Subject: The Beats HQ
Date: Sep 13 2005 01:29:00 PM
Author: Whitefolks

Nice. Hard day at the office at Skinners HQ? Is that the boss rackin out a fat one in the background? Lovely guvnor.

Big up southsides



Subject: MITCHELL BROS
Date: Sep 13 2005 08:33:08 AM
Author: DOOOOOOOOOD

These niggaz is cool wid me cuz they ain't on no stupid ass retartded american way of thinking shit. Those motherfuckers be dumb as shiz ova there all be shootin at the emergency services tryin' to save they ass. Pity UK niggaz ain't supportin a nigga to busy buying into the cracker-owned american hip-hop shit. Damn fo'sheezy, when is a nigga gone wake the fuck up and realise 50 ain't doin nothin' but makin' the white man rich even if he dies tryin' and when are ya'll viceland reading motherfuckers gonna get up off your bullshit Jonny Cash shit and start listenin' to someone fo' real up in this motherfucker.

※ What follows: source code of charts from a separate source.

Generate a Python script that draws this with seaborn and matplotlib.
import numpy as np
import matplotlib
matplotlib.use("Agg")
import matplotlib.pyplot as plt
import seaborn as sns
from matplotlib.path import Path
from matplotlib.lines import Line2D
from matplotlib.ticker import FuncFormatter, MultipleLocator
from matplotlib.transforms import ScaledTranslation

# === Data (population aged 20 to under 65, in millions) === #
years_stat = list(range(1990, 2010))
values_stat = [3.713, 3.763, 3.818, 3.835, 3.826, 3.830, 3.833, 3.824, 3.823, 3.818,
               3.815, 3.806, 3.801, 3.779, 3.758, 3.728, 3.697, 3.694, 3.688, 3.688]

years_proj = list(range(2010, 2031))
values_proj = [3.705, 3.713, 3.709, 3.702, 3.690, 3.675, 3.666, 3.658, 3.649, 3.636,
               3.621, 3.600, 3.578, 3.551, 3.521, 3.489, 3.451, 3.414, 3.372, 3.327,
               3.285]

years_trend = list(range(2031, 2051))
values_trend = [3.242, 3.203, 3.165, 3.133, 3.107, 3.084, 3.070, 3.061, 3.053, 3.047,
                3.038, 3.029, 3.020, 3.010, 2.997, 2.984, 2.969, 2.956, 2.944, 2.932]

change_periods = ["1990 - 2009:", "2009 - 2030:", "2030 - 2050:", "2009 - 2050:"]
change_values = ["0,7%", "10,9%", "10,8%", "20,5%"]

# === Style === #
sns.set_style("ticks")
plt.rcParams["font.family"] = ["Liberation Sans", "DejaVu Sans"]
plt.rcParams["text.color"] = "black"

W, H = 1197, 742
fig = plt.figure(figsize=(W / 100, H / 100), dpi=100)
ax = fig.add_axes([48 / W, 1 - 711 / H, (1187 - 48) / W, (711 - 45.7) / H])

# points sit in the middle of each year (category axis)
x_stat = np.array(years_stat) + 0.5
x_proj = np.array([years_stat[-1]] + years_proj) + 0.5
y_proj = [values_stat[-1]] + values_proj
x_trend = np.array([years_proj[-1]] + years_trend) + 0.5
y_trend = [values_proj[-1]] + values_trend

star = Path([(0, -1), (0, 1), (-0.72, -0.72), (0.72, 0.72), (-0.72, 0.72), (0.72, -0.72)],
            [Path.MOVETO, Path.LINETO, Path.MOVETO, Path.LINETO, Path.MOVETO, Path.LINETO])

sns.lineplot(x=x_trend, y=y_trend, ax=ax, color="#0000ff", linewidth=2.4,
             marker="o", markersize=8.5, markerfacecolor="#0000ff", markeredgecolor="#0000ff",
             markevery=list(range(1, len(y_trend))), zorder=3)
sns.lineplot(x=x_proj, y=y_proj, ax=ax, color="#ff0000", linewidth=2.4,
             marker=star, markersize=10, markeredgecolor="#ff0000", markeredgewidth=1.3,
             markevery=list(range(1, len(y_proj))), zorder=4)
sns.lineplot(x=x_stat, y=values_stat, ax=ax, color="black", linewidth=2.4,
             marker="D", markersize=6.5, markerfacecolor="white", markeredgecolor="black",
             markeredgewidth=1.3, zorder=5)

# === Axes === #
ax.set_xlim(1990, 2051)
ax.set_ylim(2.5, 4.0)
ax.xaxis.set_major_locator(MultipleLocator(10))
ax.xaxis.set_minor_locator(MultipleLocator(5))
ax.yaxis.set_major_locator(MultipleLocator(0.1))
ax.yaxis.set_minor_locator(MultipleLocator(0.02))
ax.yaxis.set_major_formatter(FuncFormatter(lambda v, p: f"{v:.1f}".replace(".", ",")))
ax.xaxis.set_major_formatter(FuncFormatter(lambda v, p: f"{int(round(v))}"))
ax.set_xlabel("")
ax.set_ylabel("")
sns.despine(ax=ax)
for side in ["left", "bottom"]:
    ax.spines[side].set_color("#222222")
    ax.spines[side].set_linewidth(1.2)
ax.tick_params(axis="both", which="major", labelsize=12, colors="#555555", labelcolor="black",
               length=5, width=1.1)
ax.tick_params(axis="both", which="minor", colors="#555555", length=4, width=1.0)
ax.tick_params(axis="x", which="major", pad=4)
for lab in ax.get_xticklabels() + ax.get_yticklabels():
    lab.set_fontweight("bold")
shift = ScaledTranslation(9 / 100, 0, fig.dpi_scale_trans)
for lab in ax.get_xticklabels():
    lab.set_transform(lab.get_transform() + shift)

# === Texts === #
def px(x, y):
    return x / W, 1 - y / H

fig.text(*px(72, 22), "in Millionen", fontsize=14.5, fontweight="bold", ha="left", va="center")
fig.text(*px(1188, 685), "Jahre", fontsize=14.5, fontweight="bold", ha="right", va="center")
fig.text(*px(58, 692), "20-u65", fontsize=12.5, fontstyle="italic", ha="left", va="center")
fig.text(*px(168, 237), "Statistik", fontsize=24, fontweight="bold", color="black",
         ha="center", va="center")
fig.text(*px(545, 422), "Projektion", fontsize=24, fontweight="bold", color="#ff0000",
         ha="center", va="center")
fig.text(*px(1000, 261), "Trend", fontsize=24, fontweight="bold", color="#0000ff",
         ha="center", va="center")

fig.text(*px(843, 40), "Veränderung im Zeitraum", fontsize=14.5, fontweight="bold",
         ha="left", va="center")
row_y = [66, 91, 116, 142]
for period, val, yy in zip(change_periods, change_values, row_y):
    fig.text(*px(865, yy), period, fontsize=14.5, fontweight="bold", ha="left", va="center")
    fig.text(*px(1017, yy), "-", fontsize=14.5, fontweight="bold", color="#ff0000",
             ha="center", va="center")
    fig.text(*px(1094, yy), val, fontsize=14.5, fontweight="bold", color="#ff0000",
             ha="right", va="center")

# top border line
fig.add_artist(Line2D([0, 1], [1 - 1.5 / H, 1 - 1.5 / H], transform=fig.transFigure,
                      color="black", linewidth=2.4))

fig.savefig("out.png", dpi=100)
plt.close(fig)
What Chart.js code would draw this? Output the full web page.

It's like damn, a nigga can't be civilised and expect to earn a cheddar now days and gots to be robbin and stealin from the cracker ass motherfuckers to be gettin any respect off those pasty pimply wannabe' motherfuckers for rea. Get yo cracker ass off the settee, turn off that babyshambles tape and get yo ass back to reality you dig? Allow that Jim Goad bullshit listen to a man with a brain that don't be getting all his idea's from listening in on other motherfuckas bar conversations for real my niggaz...



Subject: dressed right
Date: Sep 11 2005 02:27:22 PM
Author: axe

shit, i need to mug some granddad and get me a waistcoat.